Set problem ▸
Please, without the pictures, retype exactly the lines from the start of the material through the line that holds "import numpy as np".

Recorded information ▸
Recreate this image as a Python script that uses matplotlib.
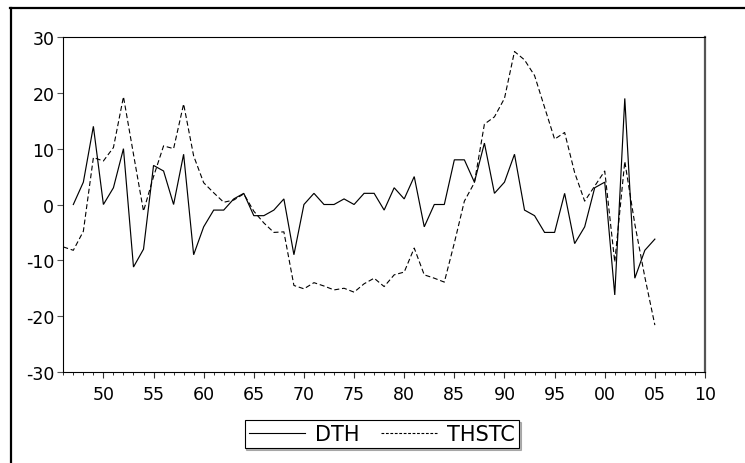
import matplotlib
matplotlib.use("Agg")
import matplotlib.pyplot as plt
from matplotlib.lines import Line2D
from matplotlib.ticker import FixedLocator, MultipleLocator
import numpy as np

# ---------------- data ----------------
dth_years = list(range(1947, 2006))
dth_values = [0, 4, 14, 0, 3, 10, -11.2, -8, 7, 6,
              0, 9, -9, -4, -1, -1, 1, 2, -2, -2,
              -1, 1, -9, 0, 2, 0, 0, 1, 0, 2,
              2, -1, 3, 1, 5, -4, 0, 0, 8, 8,
              4, 11, 2, 4, 9, -1, -2, -5, -5, 2,
              -7, -4, 3, 4, -16.2, 19, -13.2, -8.2, -6.2]

thstc_years = list(range(1946, 2006))
thstc_values = [-7.6, -8.2, -4.8, 8.4, 7.8, 10.2, 19.3, 9.0, -1.2, 5.0,
                10.5, 10.0, 18.0, 8.7, 3.9, 2.1, 0.4, 0.8, 1.9, -1.2,
                -3.3, -5.0, -4.9, -14.5, -15.1, -14.0, -14.6, -15.3, -15.0, -15.7,
                -14.2, -13.2, -14.7, -12.6, -12.1, -7.8, -12.6, -13.2, -13.9, -6.9,
                0.6, 3.9, 14.4, 15.7, 19.0, 27.4, 25.9, 23.1, 17.4, 11.7,
                12.9, 5.7, 0.6, 3.3, 6.0, -10.3, 7.7, -3.5, -13.0, -21.6]

x_tick_years = [1950, 1955, 1960, 1965, 1970, 1975, 1980, 1985, 1990, 1995, 2000, 2005, 2010]
x_tick_labels = ["50", "55", "60", "65", "70", "75", "80", "85", "90", "95", "00", "05", "10"]
y_ticks = [-30, -20, -10, 0, 10, 20, 30]
series_names = ["DTH", "THSTC"]

# ---------------- figure ----------------
plt.rcParams['font.family'] = ['DejaVu Sans']
W, H = 745, 464
fig = plt.figure(figsize=(W / 100, H / 100), dpi=100)
fig.patch.set_facecolor("white")

left, right, top, bottom = 63.3, 705.0, 38.0, 373.0
ax = fig.add_axes([left / W, 1 - bottom / H, (right - left) / W, (bottom - top) / H])

ax.plot(dth_years, dth_values, color="black", lw=0.85, solid_joinstyle="miter")
ax.plot(thstc_years, thstc_values, color="black", lw=0.8, dashes=(4.5, 2.5))

ax.set_xlim(1946, 2010)
ax.set_ylim(-30, 30)

ax.xaxis.set_major_locator(FixedLocator(x_tick_years))
ax.set_xticklabels(x_tick_labels)
ax.xaxis.set_minor_locator(MultipleLocator(1))
ax.set_yticks(y_ticks)
ax.set_yticklabels([str(v) for v in y_ticks])

ax.tick_params(axis="x", which="major", direction="out", length=4, width=0.8,
               color="#333333", labelsize=12.5, pad=5, top=False)
ax.tick_params(axis="x", which="minor", direction="out", length=2.3, width=0.7,
               color="#333333", top=False)
ax.tick_params(axis="y", which="major", direction="out", length=4, width=0.8,
               color="#555555", labelsize=12.5, pad=2.5, right=False)

for s in ["left", "top", "bottom"]:
    ax.spines[s].set_color("black")
    ax.spines[s].set_linewidth(0.8)
ax.spines["right"].set_color("#555555")
ax.spines["right"].set_linewidth(1.6)

# outer frame (top and left)
fig.add_artist(Line2D([10 / W, 1.0], [1 - 9 / H, 1 - 9 / H], transform=fig.transFigure,
                      color="black", lw=1.6))
fig.add_artist(Line2D([11 / W, 11 / W], [0.0, 1 - 9 / H], transform=fig.transFigure,
                      color="black", lw=1.6))

# legend
handles = [Line2D([], [], color="black", lw=0.8),
           Line2D([], [], color="black", lw=0.8, dashes=(2.5, 1.5))]
leg = fig.legend(handles, series_names, loc="center",
                 bbox_to_anchor=(382 / W, 1 - 435 / H), ncol=2,
                 frameon=True, fancybox=False, edgecolor="black", framealpha=1,
                 fontsize=15, handlelength=2.7, handletextpad=0.5,
                 columnspacing=1.0, borderpad=0.2, borderaxespad=0,
                 shadow={"color": "0.45", "ox": 1.2, "oy": -1.2})
leg.get_frame().set_linewidth(0.8)

fig.savefig("out.png", dpi=100, facecolor="white")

Answer to this exercise ▸
Recreate this image as a Python script that uses matplotlib.
import matplotlib
matplotlib.use("Agg")
import matplotlib.pyplot as plt
from matplotlib.lines import Line2D
from matplotlib.ticker import FixedLocator, MultipleLocator
import numpy as np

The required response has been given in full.